By Joel Hall
A local gospel radio station showed its appreciation to more than 75 women Friday during an early Mother's Day celebration at the Frank Bailey Senior Center in Riverdale. WIGO AM 1570 "The Light" treated local mothers to teddy bears, roses, jewelry, free lunch, gospel music, and other gifts.
The celebration was part of a live broadcast of "Something You Should Know," a daily radio show hosted by WIGO radio personality Kameron Stevenson.
Stevenson, who was raised by his grandmother, said he believes it is especially important to honor senior mothers on Mother's Day.
"I'm a grandmama's baby," Stevenson said. "A lot of those seniors produce productive citizens, but they don't get the recognition. We came in with the objective to put a smile on their face and give them some of the TLC [tender loving care] they might not get at home.
"Each and every mother who received a rose, a teddy bear, jewelry, or a free lunch, they said that it made their day," he added.
During the event, the first 25 mothers who signed up were treated to a special VIP table, with gift baskets including flowers, jewelry from Zales and free makeup from Mary Kay. Other mothers at the senior center received smaller gifts and free massages from Body Bliss Spa in Riverdale.
In addition to gifts, visitors to the program were treated to gospel music performed by well-known local artists, including Liz Yancey, Iris Parks, and the gospel quartet Amayz. The radio station also gave away two free tickets to the Mother's Day Weekend Gospel Show, featuring Shirley Caesar, Kirk Franklin and James Fortune, at The Atlanta Civic Center.

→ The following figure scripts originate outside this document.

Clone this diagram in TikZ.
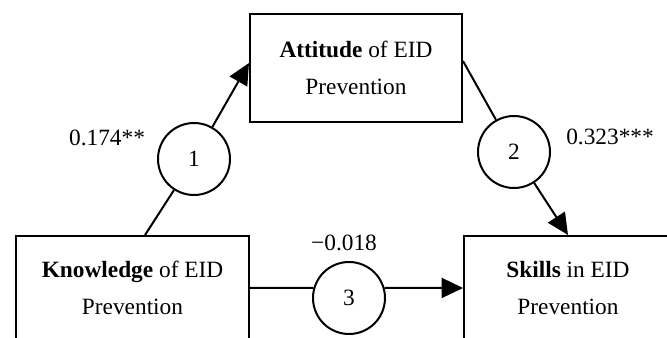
\documentclass[tikz,border=0pt]{standalone}
\usepackage{fontspec}
\setmainfont{Liberation Serif}
\usetikzlibrary{arrows.meta}

\newcommand{\PicW}{667}
\newcommand{\PicH}{338}
\newcommand{\Cdiam}{54pt}
\newcommand{\TxtSize}{\fontsize{17.5}{27.5}\selectfont}

\begin{document}
\begin{tikzpicture}[x=0.75pt, y=-0.75pt, line width=1.5pt,
    box/.style={draw, rectangle, align=center, font=\TxtSize, inner sep=0pt},
    med/.style={draw, circle, minimum size=\Cdiam, inner sep=0pt, font=\TxtSize},
    coef/.style={font=\TxtSize},
    >={Triangle[length=16pt, width=15pt]}]
    \useasboundingbox (0,0) rectangle (\PicW,\PicH);
    \clip (0,0) rectangle (\PicW,\PicH);

    % the three constructs
    \node[box, minimum width=159pt, minimum height=81pt] (a) at (356,68) {\textbf{Attitude} of EID\\Prevention};
    \node[box, minimum width=174.75pt, minimum height=78pt] (k) at (132.5,288) {\textbf{Knowledge} of EID\\Prevention};
    \node[box, minimum width=156pt, minimum height=78pt] (s) at (568,288) {\textbf{Skills} in EID\\Prevention};

    % path markers
    \node[med] (c1) at (194,159) {1};
    \node[med] (c2) at (514,152) {2};
    \node[med] (c3) at (349,298) {3};

    \coordinate (k1) at ([xshift=9.4pt]k.north);
    \coordinate (a1) at ([yshift=3.75pt]a.west);
    \coordinate (a2) at ([yshift=5.25pt]a.east);

    \draw (k1) -- (c1);
    \draw[->] (c1) -- (a1);
    \draw (a2) -- (c2);
    \draw[->] (c2) -- (s.north);
    \draw (k.east) -- (c3.164);
    \draw[->] (c3.16) -- (s.west);

    % coefficients
    \node[coef] (b1) at (107,138) {0.174**};
    \node[coef] (b2) at (610,137) {0.323***};
    \node[coef] (b3) at (344,243) {−0.018};
\end{tikzpicture}
\end{document}
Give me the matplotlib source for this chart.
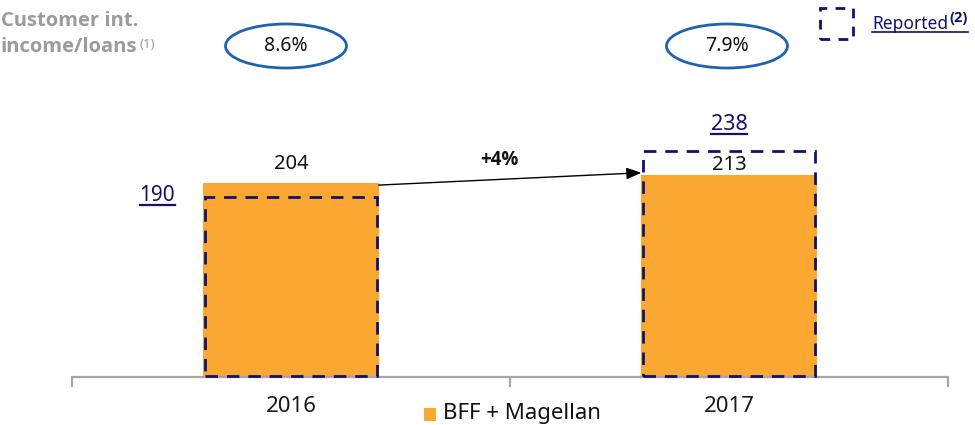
import matplotlib
matplotlib.use("Agg")
import matplotlib.pyplot as plt
from matplotlib.patches import Rectangle, Ellipse
from matplotlib.lines import Line2D

plt.rcParams["font.family"] = ["Noto Sans", "DejaVu Sans"]
BOLD_FAMILY = ["Open Sans", "DejaVu Sans"]

# Data
years = ["2016", "2017"]
bff_magellan = [204, 213]
reported = [190, 238]
margin_labels = ["8.6%", "7.9%"]
growth_label = "+4%"

ORANGE = "#FBA832"
NAVY = "#12126B"
BLUE = "#1F63AE"
GRAY_TXT = "#9B9B9B"
AXIS_GRAY = "#A6A6A6"

W, H = 975, 425
fig = plt.figure(figsize=(W / 100, H / 100), dpi=100)

def fx(px):
    return px / W

def fy(py):
    return 1 - py / H

base_px = 377
scale = 0.95  # pixels per unit
ax = fig.add_axes([fx(72), fy(base_px), fx(948) - fx(72), fy(0) - fy(base_px)])
ax.set_xlim(0, 2)
ax.set_ylim(0, base_px / scale)

x = [0.5, 1.5]
bw = 0.40
ax.bar(x, bff_magellan, width=bw, color=ORANGE, zorder=2)

# Reported figures: dashed outlines
for xi, r in zip(x, reported):
    ax.add_patch(Rectangle((xi - bw / 2 + 0.003, 1.5), bw - 0.006, r - 1.5,
                           fill=False, edgecolor=NAVY, lw=2.0,
                           linestyle=(0, (4.5, 3.2)), zorder=3, clip_on=False))

# Axis styling
for s in ["top", "right", "left"]:
    ax.spines[s].set_visible(False)
ax.spines["bottom"].set_color(AXIS_GRAY)
ax.spines["bottom"].set_linewidth(1.6)
ax.set_yticks([])
ax.set_xticks([0, 1, 2])
ax.set_xticklabels([])
ax.tick_params(axis="x", length=7, width=1.6, color=AXIS_GRAY)
for xi, yr in zip(x, years):
    ax.text(xi, -30 / scale, yr, ha="center", va="center", fontsize=16, color="#1a1a1a")

# Value labels (baseline a few pixels above each bar)
label_gaps_px = [14, 5]
for xi, v, g in zip(x, bff_magellan, label_gaps_px):
    ax.text(xi, v + g / scale, str(v), ha="center", va="baseline", fontsize=14.5,
            color="#111111")

t190 = ax.text(0.195, reported[0] + 1, str(reported[0]), ha="center", va="center",
               fontsize=15, color=NAVY)
t238 = ax.text(x[1], reported[1] + 28, str(reported[1]), ha="center", va="center",
               fontsize=15.5, color=NAVY)
texts_to_underline = [t190, t238]

# Growth arrow
ax.annotate("", xy=(x[1] - bw / 2, bff_magellan[1] + 2), xytext=(x[0] + bw / 2, bff_magellan[0] - 2),
            arrowprops=dict(arrowstyle="-|>,head_length=0.9,head_width=0.35", color="black",
                            lw=1.0, shrinkA=0, shrinkB=0), zorder=4)
ax.text(0.975, 228, growth_label, ha="center", va="center", fontsize=13.5, fontweight="bold",
        family=BOLD_FAMILY, color="#111111")

# Top row: margin ellipses
fig.text(fx(1), fy(21), "Customer int.", ha="left", va="center", fontsize=14.5,
         color=GRAY_TXT, fontweight="bold", family=BOLD_FAMILY)
tinc = fig.text(fx(1), fy(47), "income/loans", ha="left", va="center", fontsize=14.5,
                color=GRAY_TXT, fontweight="bold", family=BOLD_FAMILY)
for cx, lab in zip([286, 727], margin_labels):
    fig.add_artist(Ellipse((fx(cx), fy(46)), fx(121), 44 / H, transform=fig.transFigure,
                           fill=False, edgecolor=BLUE, lw=2.0))
    fig.text(fx(cx), fy(46), lab, ha="center", va="center", fontsize=14, color="#111111")

# Reported legend (top right)
fig.add_artist(Rectangle((fx(820), fy(39)), fx(33), 31 / H, transform=fig.transFigure,
                         fill=False, edgecolor=NAVY, lw=2.0, linestyle=(0, (3.5, 3.0))))
trep = fig.text(fx(872), fy(24), "Reported", ha="left", va="center", fontsize=12.5, color=NAVY)

# Bottom legend
fig.add_artist(Rectangle((fx(424), fy(421)), fx(12), 13 / H, transform=fig.transFigure,
                         facecolor=ORANGE, edgecolor="none"))
fig.text(fx(443), fy(414), "BFF + Magellan", ha="left", va="center", fontsize=16, color="#111111")

fig.canvas.draw()
r = fig.canvas.get_renderer()

# Superscripts
bb = tinc.get_window_extent(r)
fig.text((bb.x1 + 2) / W, (bb.y1 - 1) / H, "(1)", ha="left", va="top", fontsize=9.5, color=GRAY_TXT)
bb = trep.get_window_extent(r)
tsup = fig.text((bb.x1 + 1) / W, (bb.y1 + 4) / H, "(2)", ha="left", va="top", fontsize=10.5,
                color=NAVY, fontweight="bold", family=BOLD_FAMILY)
fig.canvas.draw()
bs = tsup.get_window_extent(r)
y_ul = bb.y0 + 1
fig.add_artist(Line2D([bb.x0 / W, bs.x1 / W], [y_ul / H, y_ul / H], transform=fig.transFigure,
                      color=NAVY, lw=1.2))

for t in texts_to_underline:
    b = t.get_window_extent(r)
    fig.add_artist(Line2D([b.x0 / W, b.x1 / W], [(b.y0 + 1) / H, (b.y0 + 1) / H],
                          transform=fig.transFigure, color=NAVY, lw=1.6))

fig.savefig("out.png", dpi=100)
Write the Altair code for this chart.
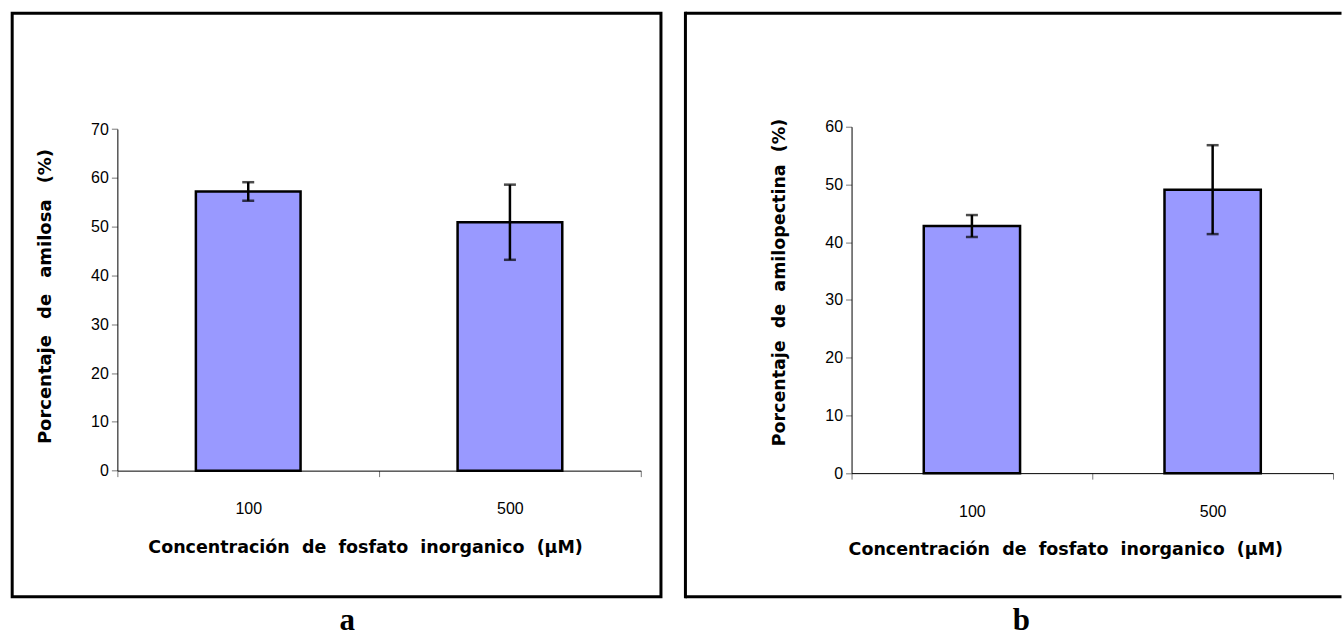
import altair as alt
import pandas as pd

# ---- data ----
categories = ["100", "500"]
amilosa = [57.2, 50.9]
amilosa_err = [1.9, 7.7]
amilopectina = [42.8, 49.1]
amilopectina_err = [1.9, 7.7]
panel_labels = ["a", "b"]
y_titles = ["Porcentaje  de  amilosa  (%)", "Porcentaje  de  amilopectina  (%)"]
x_title = "Concentración  de  fosfato  inorganico  (µM)"
y_max = [70, 60]

FONT = "Liberation Sans"
TITLE_FONT = "DejaVu Sans"
BAR_FILL = "#9999FF"


def wide(s, gap=" \u00a0"):
    return s.replace("  ", gap)


def panel(values, errs, ytitle, ymax, w, h, yrange, frame, ytitle_xy, xtitle_xy,
          label, label_xy, ygap=" \u00a0", yfont=17.5, open_right=False):
    n = len(categories)
    df = pd.DataFrame({
        "cat": categories,
        "pos": [i + 0.5 for i in range(n)],
        "val": values,
        "err": errs,
    })
    ticks_x = []
    for i in range(n):
        ticks_x += [i, i + 0.5]
    ticks_x.append(n)
    expr = "''"
    for i, c in reversed(list(enumerate(categories))):
        expr = f"datum.value == {i + 0.5} ? '{c}' : {expr}"

    xscale = alt.Scale(domain=[0, n], nice=False, zero=False)
    yscale = alt.Scale(domain=[0, ymax], nice=False, range=yrange)

    xaxis = alt.Axis(
        values=ticks_x, labelExpr=expr, grid=False, title=wide(x_title),
        tickSize=6, tickColor="#777777", tickWidth=1,
        tickOpacity={"condition": {"test": "datum.value % 1 != 0", "value": 0}, "value": 1},
        domainColor="black", domainWidth=1,
        labelFont=FONT, labelFontSize=16, labelColor="black", labelPadding=24,
        labelOverlap=False, labelFlush=False,
        titleFont=TITLE_FONT, titleFontSize=17.5, titleFontWeight="bold", titleColor="black",
        titleX=xtitle_xy[0], titleY=xtitle_xy[1], titleAlign="center", titleBaseline="middle",
    )
    yaxis = alt.Axis(
        values=list(range(0, ymax + 1, 10)), grid=False, title=wide(ytitle, ygap),
        tickSize=6, tickColor="#777777", tickWidth=1,
        domainColor="black", domainWidth=1,
        labelFont=FONT, labelFontSize=16, labelColor="black", labelPadding=3,
        titleFont=TITLE_FONT, titleFontSize=yfont, titleFontWeight="bold", titleColor="black",
        titleX=ytitle_xy[0], titleY=ytitle_xy[1], titleAngle=270,
        titleAlign="center", titleBaseline="middle",
    )

    one = alt.Data(values=[{"k": 0}])
    fx0, fx1, fy0, fy1 = frame
    if open_right:
        frame_layers = [
            alt.Chart(one).mark_rule(color="black", strokeWidth=3).encode(
                x=alt.value(fx0), x2=alt.value(fx1), y=alt.value(fy0)),
            alt.Chart(one).mark_rule(color="black", strokeWidth=3).encode(
                x=alt.value(fx0), x2=alt.value(fx1), y=alt.value(fy1)),
            alt.Chart(one).mark_rule(color="black", strokeWidth=3, strokeCap="square").encode(
                x=alt.value(fx0), y=alt.value(fy0), y2=alt.value(fy1)),
        ]
    else:
        frame_layers = [
            alt.Chart(one).mark_rect(fill=None, fillOpacity=0, stroke="black", strokeWidth=3).encode(
                x=alt.value(fx0), x2=alt.value(fx1), y=alt.value(fy0), y2=alt.value(fy1)),
        ]

    base = alt.Chart(df).properties(width=w, height=h)
    bars = base.transform_calculate(
        x0="datum.pos - 0.2", x1="datum.pos + 0.2"
    ).mark_bar(fill=BAR_FILL, stroke="black", strokeWidth=2.5).encode(
        x=alt.X("x0:Q", scale=xscale, axis=xaxis),
        x2="x1:Q",
        y=alt.Y("val:Q", scale=yscale, axis=yaxis),
        y2=alt.datum(0),
    )
    err = base.transform_calculate(
        lo="datum.val - datum.err", hi="datum.val + datum.err"
    )
    stem = err.mark_rule(color="black", strokeWidth=2.5).encode(
        x=alt.X("pos:Q", scale=xscale), y="lo:Q", y2="hi:Q")
    cap_lo = err.mark_tick(color="black", orient="horizontal", size=12, thickness=2.5).encode(
        x=alt.X("pos:Q", scale=xscale), y="lo:Q")
    cap_hi = err.mark_tick(color="black", orient="horizontal", size=12, thickness=2.5).encode(
        x=alt.X("pos:Q", scale=xscale), y="hi:Q")
    lab = alt.Chart(one).mark_text(
        text=label, font="Liberation Serif", fontWeight="bold", fontSize=31,
        color="black", align="center", baseline="middle",
    ).encode(x=alt.value(label_xy[0]), y=alt.value(label_xy[1]))

    return alt.layer(*frame_layers, bars, stem, cap_lo, cap_hi, lab).properties(width=w, height=h)


pa = panel(amilosa, amilosa_err, y_titles[0], y_max[0], 524, 344.3, [344.3, 2.3],
           frame=(-105.3, 544.2, -113.5, 470.5),
           ytitle_xy=(-72, 169.5), xtitle_xy=(248, 77),
           label=panel_labels[0], label_xy=(230, 494.5), ygap=" \u00a0\u2009", yfont=18)
pb = panel(amilopectina, amilopectina_err, y_titles[1], y_max[1], 482, 346.8, [346.8, 0],
           frame=(-166.3, 490.5, -113.5, 470.5),
           ytitle_xy=(-72, 155.5), xtitle_xy=(214, 76),
           label=panel_labels[1], label_xy=(170, 494.5), open_right=True)

chart = alt.hconcat(pa, pb, spacing=20).properties(
    padding={"left": 10.5, "top": 10.5, "right": 0, "bottom": 0},
    background="white",
).configure_view(stroke=None)

chart.save("out.html", embed_options={"renderer": "svg", "actions": False})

Mindy French, manager of the Frank Bailey Senior Center, said many of the mothers who come to the facility are separated from their children by distance or other reasons. She said Friday's program was particularly meaningful to the mothers who were honored.
"Some of these mothers may not live close to their children right now, so they might not be recognized, but this is for all of them," French said. "The gifts are wonderful, but the most important thing is that somebody showed they cared ... that they were honored for being a mother."
Marvena Grant, 62, of Riverdale, is the mother of three adult children. She said the program gave her "a real sense of knowing that people care."
"For mothers whose children are not here, it gives them some security," Grant said. "Everyone received something, regardless of how small or big."
Christine Hines, 67, a retired school teacher from Long Island, N.Y., moved to Riverdale 12 years ago, leaving four children in New York. She said she hoped the program would help keep mothers motivated.
"This was one of the best programs I have been involved in," Hines said. "I hope that the mothers will be able to stay happy and well and keep on spreading their love, because that's what being a mother is all about."